Another factor contributing to the slow pace of deleveraging has been the creation of bad banks, which has delayed assets coming to market.
Germany in particular has seen very little activity, with many assets locked up in long-term bad bank schemes such as SoFFin and EAA, the former bad bank of WestLB, now Portigon.
“There is cheap funding behind many of these assets which have long-term business plans, between nine and 22 years, as a result they are not coming to the market,” said Deloitte’s Edmonds.
Getting better?
Despite this year’s lacklustre performance, some in the market expect deleveraging to pick up speed in 2013. Increased provisioning by banks, the availability of cheaper leverage, and pressure from new regulations such as Basel III could kick-start divestments.
“Banks are increasing provisions and growing their capital base so they can absorb greater losses,” said Edmonds.
“As a result, pricing expectation levels will fall slightly and come closer to market expectation,” he said. “Buyers are also accessing leverage into transactions at cheaper rates, so [they] can increase their offers.”
This could be facilitated by the wall of capital chasing those opportunities. According to PwC, investors – predominantly US distressed funds – are sitting on €65bn of funds available to invest in loan assets. And activity will be fuelled by a bottoming out in particular markets.

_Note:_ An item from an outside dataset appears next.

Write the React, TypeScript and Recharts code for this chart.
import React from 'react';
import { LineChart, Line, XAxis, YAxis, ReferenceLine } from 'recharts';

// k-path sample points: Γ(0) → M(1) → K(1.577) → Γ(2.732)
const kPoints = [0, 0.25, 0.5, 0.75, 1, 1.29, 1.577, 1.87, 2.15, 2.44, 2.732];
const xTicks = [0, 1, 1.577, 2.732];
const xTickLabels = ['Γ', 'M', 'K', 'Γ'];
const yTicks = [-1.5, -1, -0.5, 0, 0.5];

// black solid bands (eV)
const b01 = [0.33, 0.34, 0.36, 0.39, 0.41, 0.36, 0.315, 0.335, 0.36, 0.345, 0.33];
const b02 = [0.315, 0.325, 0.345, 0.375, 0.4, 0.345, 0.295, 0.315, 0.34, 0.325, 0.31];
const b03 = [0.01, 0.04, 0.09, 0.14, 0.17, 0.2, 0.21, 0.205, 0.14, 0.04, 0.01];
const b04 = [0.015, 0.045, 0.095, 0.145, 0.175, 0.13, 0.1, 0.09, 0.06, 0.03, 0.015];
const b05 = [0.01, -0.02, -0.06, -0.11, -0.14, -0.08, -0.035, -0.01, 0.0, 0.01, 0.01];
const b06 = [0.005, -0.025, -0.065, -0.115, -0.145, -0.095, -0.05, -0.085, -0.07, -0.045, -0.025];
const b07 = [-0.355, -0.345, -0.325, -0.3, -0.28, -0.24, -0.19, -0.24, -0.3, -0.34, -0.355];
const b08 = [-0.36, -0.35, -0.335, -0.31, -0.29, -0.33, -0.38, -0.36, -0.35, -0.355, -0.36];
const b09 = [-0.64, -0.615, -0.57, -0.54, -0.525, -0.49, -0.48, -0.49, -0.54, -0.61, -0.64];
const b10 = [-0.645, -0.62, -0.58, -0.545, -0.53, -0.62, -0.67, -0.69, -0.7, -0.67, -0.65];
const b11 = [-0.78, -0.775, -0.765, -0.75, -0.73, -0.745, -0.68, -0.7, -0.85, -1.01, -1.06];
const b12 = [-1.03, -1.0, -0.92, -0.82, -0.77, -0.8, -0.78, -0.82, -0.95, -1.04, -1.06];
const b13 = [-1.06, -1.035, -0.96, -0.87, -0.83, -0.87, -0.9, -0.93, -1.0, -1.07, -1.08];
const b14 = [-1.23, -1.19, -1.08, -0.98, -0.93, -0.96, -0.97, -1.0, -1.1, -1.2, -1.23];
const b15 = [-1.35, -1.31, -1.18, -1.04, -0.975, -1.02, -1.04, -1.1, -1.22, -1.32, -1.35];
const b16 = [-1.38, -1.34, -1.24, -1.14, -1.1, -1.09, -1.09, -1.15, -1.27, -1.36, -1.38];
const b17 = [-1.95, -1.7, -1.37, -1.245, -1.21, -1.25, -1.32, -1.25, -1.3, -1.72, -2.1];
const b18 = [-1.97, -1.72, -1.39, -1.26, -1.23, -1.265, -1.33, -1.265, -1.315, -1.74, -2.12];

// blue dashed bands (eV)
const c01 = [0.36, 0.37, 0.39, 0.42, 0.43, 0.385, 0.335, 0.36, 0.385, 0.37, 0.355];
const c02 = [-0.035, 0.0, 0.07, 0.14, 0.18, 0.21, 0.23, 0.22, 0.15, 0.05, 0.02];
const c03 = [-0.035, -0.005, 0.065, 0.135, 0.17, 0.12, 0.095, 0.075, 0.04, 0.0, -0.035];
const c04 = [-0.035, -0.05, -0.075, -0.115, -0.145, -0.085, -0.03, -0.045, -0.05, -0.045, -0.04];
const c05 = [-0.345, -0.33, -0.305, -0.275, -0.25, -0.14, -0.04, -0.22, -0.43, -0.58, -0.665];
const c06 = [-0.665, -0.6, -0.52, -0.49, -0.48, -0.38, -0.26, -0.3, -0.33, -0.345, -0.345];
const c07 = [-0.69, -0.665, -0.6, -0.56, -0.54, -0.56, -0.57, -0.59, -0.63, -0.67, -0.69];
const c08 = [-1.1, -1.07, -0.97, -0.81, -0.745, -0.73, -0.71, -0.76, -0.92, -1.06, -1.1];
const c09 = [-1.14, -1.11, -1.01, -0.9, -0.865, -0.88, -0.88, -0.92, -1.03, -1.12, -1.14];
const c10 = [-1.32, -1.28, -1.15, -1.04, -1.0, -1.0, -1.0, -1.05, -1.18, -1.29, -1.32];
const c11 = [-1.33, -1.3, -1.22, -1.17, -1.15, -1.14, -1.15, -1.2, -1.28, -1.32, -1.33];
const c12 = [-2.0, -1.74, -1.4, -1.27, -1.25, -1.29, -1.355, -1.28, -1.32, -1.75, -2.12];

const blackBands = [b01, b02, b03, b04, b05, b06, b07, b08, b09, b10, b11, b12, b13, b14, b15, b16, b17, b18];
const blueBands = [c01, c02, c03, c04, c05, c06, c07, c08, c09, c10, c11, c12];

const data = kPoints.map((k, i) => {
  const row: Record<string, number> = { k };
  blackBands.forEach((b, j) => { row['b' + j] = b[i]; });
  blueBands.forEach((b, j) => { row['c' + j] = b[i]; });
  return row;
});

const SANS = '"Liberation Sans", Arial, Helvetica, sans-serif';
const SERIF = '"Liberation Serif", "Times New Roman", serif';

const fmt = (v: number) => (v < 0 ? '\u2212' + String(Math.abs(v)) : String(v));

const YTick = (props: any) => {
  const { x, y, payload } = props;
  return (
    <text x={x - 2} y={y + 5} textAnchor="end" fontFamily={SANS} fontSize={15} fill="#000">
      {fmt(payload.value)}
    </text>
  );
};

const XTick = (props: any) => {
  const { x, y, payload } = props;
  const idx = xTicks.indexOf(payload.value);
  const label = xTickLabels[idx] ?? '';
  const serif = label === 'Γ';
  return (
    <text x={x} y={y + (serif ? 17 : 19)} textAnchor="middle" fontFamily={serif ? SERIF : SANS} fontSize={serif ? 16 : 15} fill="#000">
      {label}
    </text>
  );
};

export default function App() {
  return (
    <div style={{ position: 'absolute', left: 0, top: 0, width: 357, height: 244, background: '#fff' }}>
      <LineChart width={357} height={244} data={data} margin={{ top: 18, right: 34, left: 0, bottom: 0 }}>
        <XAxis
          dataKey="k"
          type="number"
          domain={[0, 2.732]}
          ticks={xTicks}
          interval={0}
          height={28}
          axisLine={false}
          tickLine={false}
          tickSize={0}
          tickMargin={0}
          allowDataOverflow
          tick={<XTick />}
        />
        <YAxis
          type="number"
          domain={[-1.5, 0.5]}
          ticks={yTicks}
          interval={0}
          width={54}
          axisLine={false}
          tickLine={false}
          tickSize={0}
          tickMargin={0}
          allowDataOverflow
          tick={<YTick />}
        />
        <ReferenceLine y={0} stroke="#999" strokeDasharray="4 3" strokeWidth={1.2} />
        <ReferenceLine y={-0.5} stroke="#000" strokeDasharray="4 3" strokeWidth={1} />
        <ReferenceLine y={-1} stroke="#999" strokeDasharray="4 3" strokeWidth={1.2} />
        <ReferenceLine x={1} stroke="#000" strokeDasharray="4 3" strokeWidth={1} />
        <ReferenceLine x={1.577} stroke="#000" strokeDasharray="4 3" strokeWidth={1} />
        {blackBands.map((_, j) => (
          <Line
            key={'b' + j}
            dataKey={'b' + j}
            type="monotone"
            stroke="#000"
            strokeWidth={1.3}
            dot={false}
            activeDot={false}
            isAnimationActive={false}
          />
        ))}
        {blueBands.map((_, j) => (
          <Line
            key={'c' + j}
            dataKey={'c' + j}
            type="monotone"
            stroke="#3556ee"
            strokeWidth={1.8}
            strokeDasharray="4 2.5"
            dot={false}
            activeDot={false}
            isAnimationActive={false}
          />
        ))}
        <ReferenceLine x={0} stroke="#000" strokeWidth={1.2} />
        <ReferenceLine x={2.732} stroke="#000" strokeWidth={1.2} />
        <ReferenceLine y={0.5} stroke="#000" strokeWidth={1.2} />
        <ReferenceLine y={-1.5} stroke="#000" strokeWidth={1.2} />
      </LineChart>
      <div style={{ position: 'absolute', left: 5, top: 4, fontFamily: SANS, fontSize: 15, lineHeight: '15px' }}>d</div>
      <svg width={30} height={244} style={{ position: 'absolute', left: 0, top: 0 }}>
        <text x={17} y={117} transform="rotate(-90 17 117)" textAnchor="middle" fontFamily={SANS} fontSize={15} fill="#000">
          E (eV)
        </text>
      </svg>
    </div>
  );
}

“I expect a lot of activity in 2013–15, especially in Spain and Ireland,” said KPMG’s Martin.
“In commercial real estate, one of the challenges is reaching the floor, and I think in Ireland we have reached that floor,” he said.
“There has been roughly a 55%–60% drop in pricing since 2007 across property. There are now trades and data points which you need to entice investors.”
But Thompson sounded a more cautious note.
“Next year will see another €50bn of deals,” he said. “We have consistently said this deleveraging will take at least 10 years.”